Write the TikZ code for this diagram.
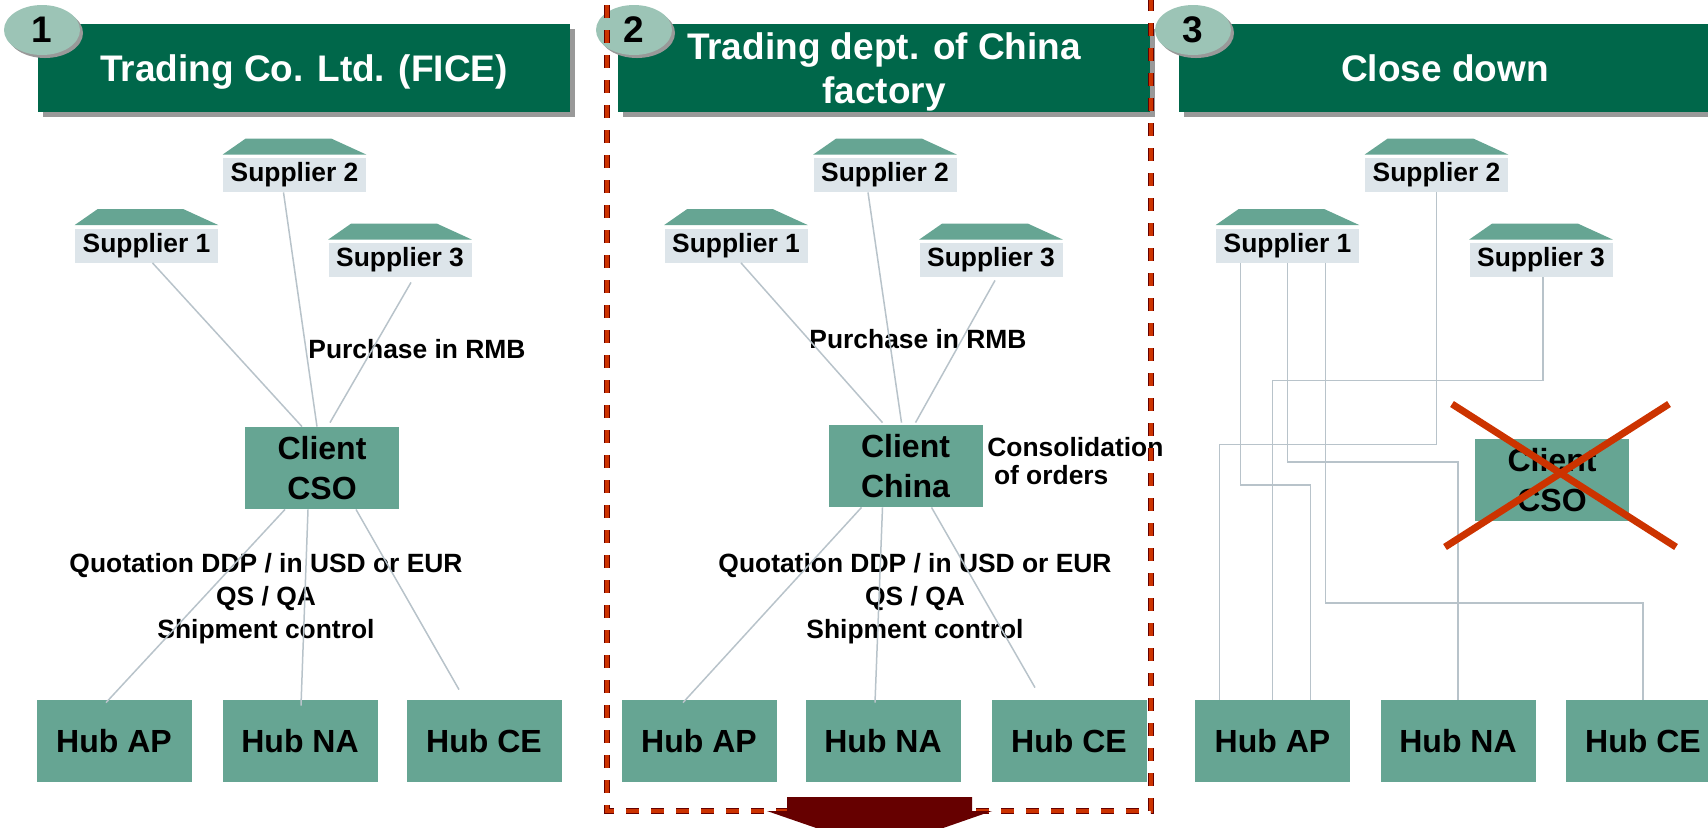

============================================================

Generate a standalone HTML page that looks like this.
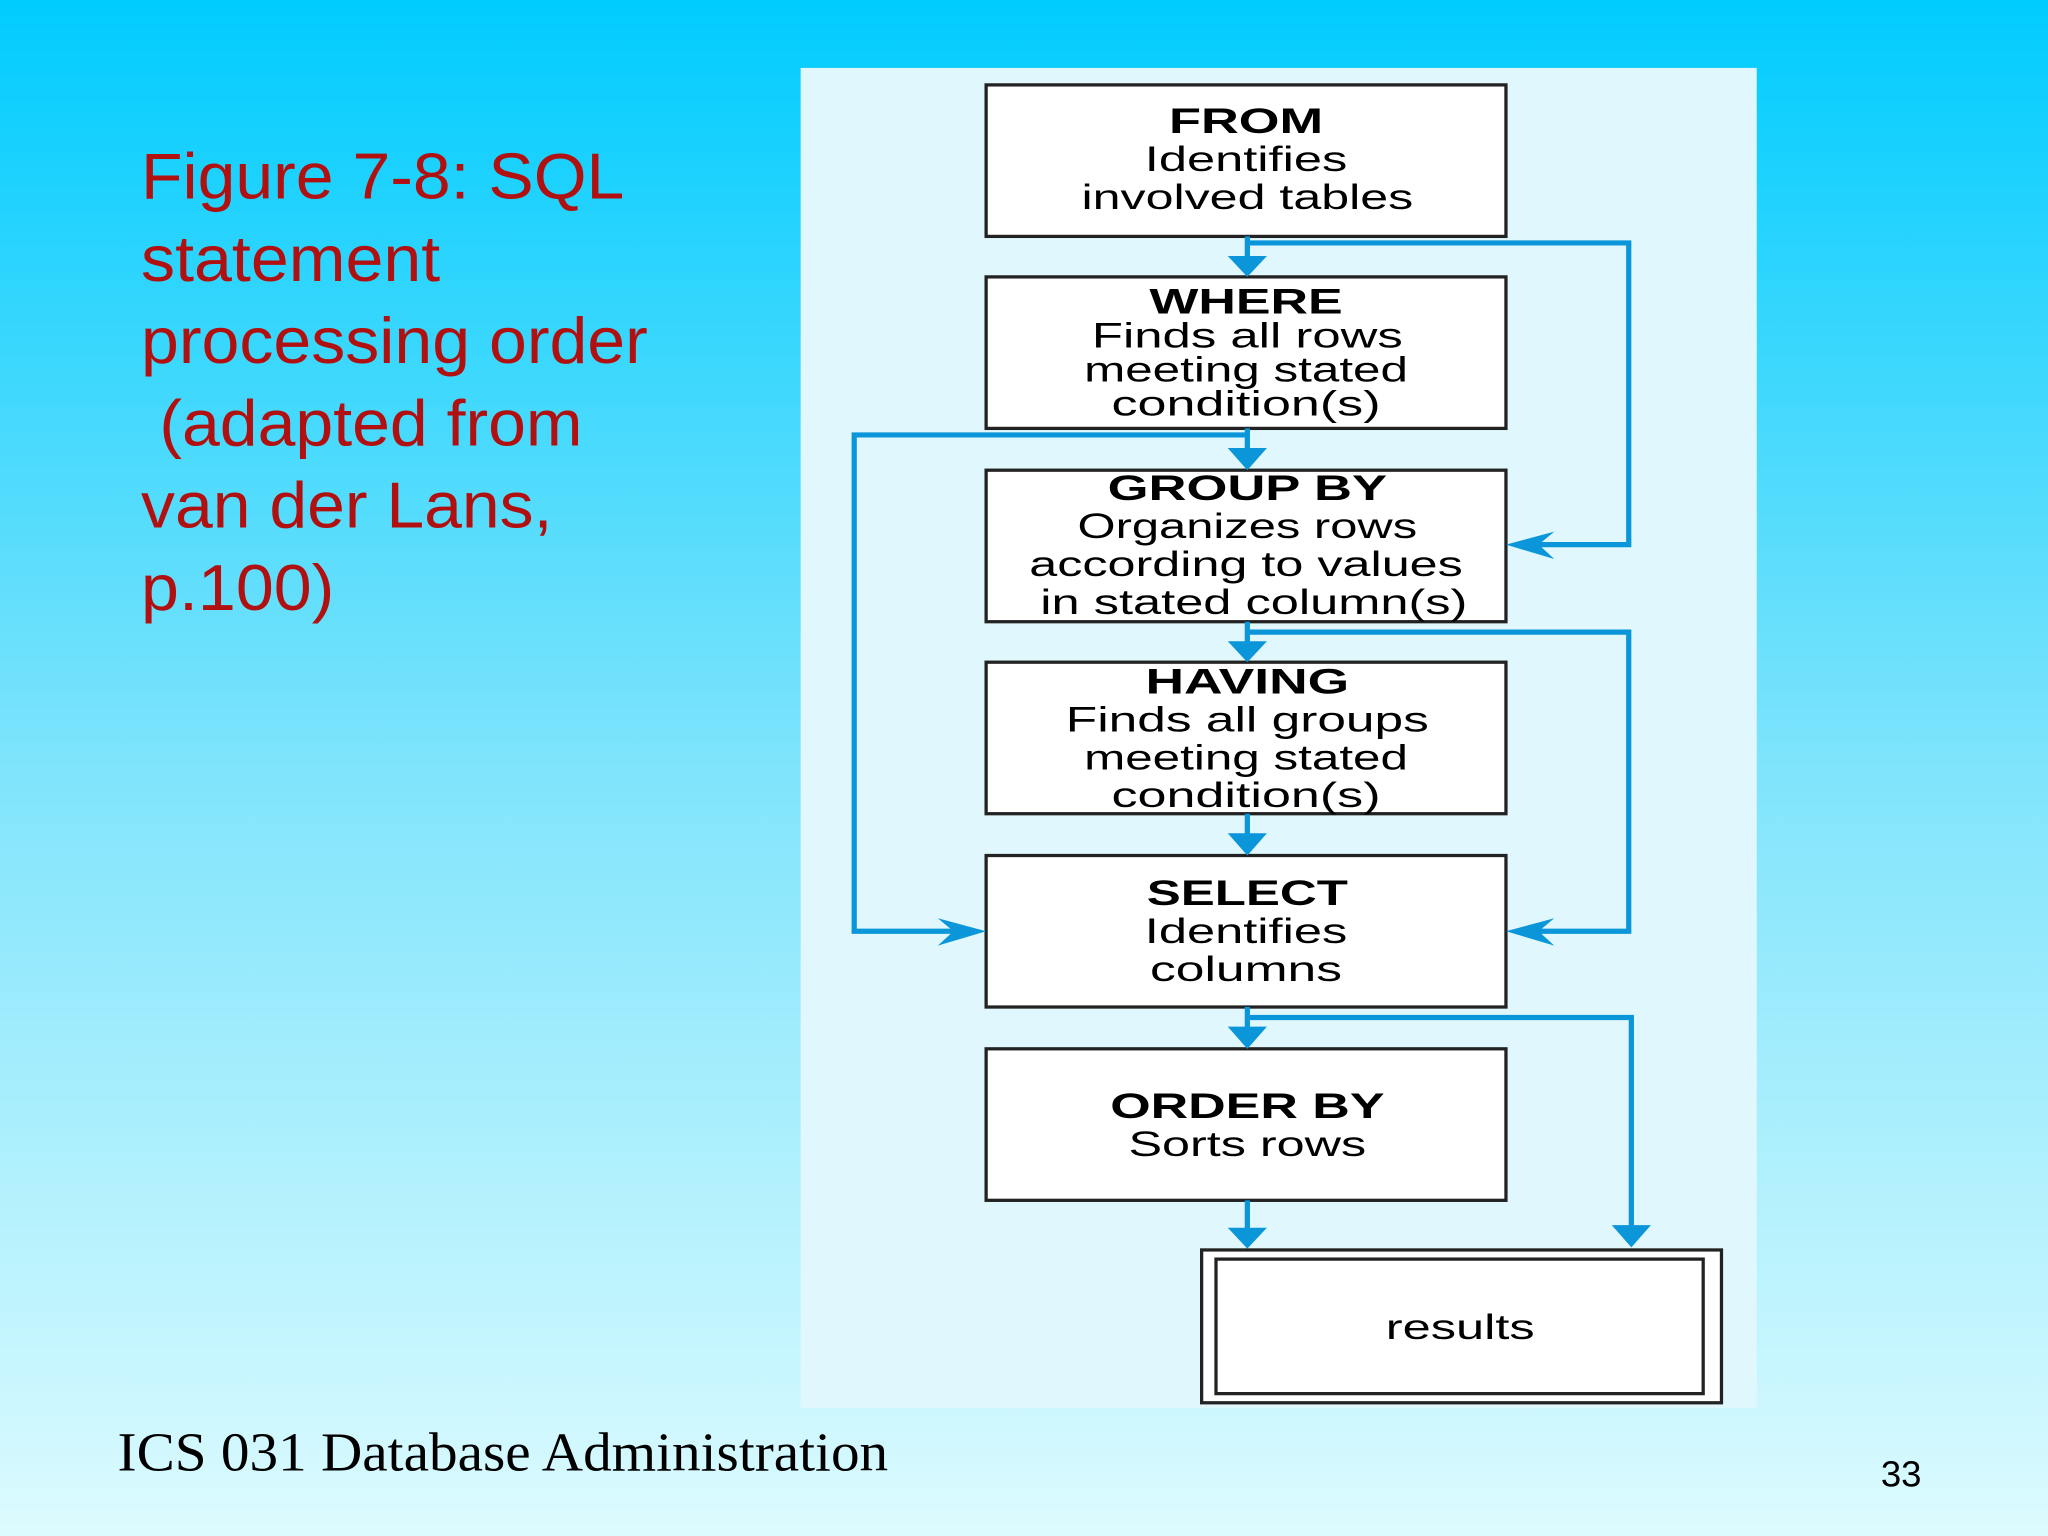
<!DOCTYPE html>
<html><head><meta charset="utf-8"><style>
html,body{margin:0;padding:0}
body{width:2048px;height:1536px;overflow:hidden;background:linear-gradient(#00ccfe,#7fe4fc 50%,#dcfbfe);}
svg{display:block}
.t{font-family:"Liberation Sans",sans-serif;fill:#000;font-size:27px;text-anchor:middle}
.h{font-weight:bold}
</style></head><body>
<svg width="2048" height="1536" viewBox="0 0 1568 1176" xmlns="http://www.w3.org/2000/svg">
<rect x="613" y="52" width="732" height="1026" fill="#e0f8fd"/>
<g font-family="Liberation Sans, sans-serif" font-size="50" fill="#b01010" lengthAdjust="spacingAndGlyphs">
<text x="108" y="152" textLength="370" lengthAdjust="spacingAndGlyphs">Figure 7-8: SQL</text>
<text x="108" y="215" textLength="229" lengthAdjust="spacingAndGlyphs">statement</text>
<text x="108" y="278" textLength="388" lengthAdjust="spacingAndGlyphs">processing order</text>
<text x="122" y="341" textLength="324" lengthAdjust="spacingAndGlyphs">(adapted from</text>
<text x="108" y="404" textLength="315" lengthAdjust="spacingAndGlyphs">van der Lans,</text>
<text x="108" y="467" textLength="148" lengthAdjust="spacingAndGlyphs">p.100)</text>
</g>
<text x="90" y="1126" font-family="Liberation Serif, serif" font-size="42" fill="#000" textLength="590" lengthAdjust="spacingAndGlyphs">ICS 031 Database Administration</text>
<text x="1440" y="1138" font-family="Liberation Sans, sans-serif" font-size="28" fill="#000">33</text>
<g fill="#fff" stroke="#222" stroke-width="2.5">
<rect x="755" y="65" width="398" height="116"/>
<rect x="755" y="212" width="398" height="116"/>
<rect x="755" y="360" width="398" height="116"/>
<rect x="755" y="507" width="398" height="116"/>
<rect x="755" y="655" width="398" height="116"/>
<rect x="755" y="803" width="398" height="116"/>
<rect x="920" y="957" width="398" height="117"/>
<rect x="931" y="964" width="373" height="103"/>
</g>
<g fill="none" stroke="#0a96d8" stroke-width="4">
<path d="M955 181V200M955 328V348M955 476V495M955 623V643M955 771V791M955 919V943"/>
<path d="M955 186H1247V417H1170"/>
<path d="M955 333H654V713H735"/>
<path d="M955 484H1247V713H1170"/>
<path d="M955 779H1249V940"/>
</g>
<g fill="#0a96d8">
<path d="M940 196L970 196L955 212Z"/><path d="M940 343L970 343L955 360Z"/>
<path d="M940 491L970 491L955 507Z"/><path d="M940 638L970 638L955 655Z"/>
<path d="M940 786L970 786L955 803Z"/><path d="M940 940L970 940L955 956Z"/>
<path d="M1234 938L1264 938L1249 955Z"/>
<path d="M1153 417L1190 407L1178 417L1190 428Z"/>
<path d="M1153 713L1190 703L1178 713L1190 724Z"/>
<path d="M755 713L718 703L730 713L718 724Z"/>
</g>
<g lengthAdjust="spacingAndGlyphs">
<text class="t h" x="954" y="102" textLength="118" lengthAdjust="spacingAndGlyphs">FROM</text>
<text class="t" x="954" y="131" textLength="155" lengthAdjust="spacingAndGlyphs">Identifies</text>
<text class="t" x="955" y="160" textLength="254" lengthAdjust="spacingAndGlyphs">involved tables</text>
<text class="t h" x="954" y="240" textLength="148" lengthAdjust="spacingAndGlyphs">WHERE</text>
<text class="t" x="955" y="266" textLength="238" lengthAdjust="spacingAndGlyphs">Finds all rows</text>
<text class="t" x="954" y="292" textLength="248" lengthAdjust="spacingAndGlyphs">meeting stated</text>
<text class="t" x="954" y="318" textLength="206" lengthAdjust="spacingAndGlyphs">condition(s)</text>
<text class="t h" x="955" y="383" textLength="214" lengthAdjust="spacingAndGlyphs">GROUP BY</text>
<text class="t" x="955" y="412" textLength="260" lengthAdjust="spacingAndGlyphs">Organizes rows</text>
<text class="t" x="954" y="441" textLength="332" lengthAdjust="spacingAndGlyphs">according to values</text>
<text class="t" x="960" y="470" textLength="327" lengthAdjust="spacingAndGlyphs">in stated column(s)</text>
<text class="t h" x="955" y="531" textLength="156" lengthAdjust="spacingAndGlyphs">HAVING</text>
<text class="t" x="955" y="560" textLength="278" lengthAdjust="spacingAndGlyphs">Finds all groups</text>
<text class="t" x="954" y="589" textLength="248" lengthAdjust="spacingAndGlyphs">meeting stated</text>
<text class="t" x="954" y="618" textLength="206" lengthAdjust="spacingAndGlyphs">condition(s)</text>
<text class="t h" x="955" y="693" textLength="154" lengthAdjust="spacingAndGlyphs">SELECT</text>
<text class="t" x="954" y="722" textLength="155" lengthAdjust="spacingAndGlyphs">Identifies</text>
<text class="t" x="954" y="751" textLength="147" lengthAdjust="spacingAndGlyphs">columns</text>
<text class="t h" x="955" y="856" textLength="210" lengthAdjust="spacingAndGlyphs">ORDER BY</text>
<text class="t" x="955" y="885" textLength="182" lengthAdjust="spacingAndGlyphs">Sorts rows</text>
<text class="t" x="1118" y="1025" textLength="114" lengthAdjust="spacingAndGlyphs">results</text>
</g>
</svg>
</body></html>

============================================================

## [Exercise objective]
Each line in the entries above that includes the string "this" should be extracted.

## [Exercise output]
Write the TikZ code for this diagram.
Generate a standalone HTML page that looks like this.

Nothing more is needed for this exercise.